Lockdown and the size of British housing
The man has a point here:
Tom Wall highlights one of the great problems in our housing, lack of space, which is exacerbated by the Covid-19 pandemic (“Two adults, five children, one room: ‘It’s really scary but what can I do?’”, News). We have a confusion of “overcrowding” standards in housing law and even the latest minimum standards for licensing of houses in multiple occupation originated in the 1930s – is 10.22 square metres really adequate for two people to live and sleep in as their permanent home? We need an overhaul of these standards that must recognise the adverse health effects of lack of space and crowding, including the spread of infectious diseases, unintentional injuries and mental ill health.
Prof Gabriel Scally, quoted in the article, is right: the housing market has led to the modern equivalent of the Victorian slums that the new diseases will just love. At the same time, we build the smallest new homes in Europe, so we are storing up problems for the future.
Dr Stephen Battersby
Britain does build the smallest new housing in Europe. The bit that the Good Doctor gets wrong being “the housing market has led to…” the problem in fact being an absence of market, not existence. For planning laws only allow permission to be granted for projects of minimum density - it is this which leads to 30 to 35 dwellings per hectare. Given the cultural preference for a des res with a garden this and this alone explains the less than 80 m2 rabbit hutches now built as new housing.

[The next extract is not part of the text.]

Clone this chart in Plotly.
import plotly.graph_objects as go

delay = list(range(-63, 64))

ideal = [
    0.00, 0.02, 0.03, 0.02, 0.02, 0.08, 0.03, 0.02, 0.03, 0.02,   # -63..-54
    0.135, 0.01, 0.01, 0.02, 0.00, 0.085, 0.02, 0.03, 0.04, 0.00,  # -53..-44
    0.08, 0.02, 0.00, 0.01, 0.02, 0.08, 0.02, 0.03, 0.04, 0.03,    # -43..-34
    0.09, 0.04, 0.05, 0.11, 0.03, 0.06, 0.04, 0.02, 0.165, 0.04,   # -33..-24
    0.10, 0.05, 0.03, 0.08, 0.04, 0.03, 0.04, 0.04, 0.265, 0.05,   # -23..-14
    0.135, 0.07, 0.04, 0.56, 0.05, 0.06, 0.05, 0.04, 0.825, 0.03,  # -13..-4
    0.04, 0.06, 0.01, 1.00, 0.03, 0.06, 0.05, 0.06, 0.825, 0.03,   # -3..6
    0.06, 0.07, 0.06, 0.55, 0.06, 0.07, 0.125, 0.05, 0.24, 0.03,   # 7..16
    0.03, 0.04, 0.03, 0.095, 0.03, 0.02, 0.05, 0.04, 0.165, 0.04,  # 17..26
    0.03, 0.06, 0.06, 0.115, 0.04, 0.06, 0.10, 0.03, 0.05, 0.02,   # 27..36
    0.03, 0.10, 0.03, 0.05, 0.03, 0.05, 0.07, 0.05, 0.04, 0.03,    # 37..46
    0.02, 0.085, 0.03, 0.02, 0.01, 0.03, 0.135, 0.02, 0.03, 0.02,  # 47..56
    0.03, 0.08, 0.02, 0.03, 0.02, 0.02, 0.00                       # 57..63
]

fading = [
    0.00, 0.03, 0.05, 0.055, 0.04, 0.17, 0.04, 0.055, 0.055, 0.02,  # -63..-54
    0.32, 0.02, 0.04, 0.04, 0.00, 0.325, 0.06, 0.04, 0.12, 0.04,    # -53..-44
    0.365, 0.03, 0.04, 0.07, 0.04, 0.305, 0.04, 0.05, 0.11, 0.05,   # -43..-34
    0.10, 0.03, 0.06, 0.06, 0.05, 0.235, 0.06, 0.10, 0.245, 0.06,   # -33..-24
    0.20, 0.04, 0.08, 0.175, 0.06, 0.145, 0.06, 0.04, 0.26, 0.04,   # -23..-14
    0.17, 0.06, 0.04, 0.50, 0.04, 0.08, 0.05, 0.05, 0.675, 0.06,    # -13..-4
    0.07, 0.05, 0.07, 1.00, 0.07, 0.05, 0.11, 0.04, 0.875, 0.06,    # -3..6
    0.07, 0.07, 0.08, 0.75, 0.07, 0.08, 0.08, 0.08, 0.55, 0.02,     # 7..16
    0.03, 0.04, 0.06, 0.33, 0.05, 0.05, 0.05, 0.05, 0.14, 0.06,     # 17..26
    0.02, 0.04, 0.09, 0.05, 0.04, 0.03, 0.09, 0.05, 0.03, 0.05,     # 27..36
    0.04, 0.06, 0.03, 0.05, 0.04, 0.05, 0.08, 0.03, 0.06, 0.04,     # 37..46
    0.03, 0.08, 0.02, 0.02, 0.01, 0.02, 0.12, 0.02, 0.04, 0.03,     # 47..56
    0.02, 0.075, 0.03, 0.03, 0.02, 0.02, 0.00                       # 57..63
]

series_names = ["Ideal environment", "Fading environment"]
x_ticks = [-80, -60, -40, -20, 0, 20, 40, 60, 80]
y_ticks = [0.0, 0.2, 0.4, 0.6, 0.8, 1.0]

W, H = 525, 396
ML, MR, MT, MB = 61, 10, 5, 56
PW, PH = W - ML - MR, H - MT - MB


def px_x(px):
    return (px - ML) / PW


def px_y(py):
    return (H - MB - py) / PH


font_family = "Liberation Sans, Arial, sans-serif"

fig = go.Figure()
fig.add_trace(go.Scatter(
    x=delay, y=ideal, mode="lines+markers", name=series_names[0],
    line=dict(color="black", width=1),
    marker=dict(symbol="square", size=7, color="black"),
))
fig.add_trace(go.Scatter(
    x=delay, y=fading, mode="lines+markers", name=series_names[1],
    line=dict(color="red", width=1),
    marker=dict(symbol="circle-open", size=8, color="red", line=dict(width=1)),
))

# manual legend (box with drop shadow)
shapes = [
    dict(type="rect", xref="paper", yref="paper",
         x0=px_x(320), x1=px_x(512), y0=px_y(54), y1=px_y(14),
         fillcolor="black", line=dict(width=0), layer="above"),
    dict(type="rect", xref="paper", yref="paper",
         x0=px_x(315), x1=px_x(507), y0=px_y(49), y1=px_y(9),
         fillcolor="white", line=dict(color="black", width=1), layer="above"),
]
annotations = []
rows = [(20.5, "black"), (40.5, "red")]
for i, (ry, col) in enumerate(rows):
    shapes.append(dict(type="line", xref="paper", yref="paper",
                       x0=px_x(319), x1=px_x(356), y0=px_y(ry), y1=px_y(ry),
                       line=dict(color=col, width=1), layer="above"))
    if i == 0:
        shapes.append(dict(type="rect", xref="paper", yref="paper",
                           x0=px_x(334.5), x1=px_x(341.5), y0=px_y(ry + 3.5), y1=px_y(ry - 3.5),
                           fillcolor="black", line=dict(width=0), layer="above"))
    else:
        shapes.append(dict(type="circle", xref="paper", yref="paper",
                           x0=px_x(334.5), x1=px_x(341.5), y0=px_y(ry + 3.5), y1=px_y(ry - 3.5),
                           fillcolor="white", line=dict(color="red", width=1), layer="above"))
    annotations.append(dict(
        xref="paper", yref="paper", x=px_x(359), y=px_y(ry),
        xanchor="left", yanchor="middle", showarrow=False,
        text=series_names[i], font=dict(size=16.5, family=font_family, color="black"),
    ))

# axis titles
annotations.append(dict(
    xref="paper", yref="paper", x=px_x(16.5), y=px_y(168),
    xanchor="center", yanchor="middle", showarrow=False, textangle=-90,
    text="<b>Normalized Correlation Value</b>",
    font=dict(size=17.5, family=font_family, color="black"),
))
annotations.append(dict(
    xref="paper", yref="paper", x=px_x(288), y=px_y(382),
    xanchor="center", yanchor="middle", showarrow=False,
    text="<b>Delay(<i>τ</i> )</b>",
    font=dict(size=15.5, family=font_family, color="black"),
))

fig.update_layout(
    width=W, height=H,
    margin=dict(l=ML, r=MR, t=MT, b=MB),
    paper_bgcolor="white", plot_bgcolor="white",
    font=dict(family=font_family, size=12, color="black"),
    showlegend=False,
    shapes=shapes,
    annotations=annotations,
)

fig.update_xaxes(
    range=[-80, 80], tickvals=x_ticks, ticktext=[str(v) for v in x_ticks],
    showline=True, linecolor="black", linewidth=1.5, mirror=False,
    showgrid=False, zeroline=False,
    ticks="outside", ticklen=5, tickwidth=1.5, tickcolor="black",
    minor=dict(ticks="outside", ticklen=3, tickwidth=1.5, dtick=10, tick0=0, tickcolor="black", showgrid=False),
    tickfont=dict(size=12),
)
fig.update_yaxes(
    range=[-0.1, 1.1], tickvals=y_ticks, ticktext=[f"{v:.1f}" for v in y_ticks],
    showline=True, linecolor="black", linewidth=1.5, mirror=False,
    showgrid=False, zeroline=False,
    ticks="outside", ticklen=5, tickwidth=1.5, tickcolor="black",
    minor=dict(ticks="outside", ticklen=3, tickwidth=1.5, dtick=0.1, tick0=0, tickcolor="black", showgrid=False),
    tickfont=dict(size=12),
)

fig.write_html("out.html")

Back before we had such a prescriptive planning system speculative builders used to throw up those 30s semis and detacheds that people now fight to be allowed to buy. One solution is therefore our oft suggested blowing up of the Town and Country Planning Act 1947 and successors.
Another possibility is that we just insist upon those in the planning system - from the MPs who vote on it, the civil servants who administer, the local councillors who approve and the planning officers who examine - live, en famille, in the estates of shoe boxes they allow. As we are rather sure very few to none of them do now. At which point we can just leave it to public choice economics, that insistence that public servants are subject to the same economic incentives as the rest of us, to return us to a system of new dwellings being houses that people would like to live in being built in places that people would like to live.
That or the blowing up, either would work.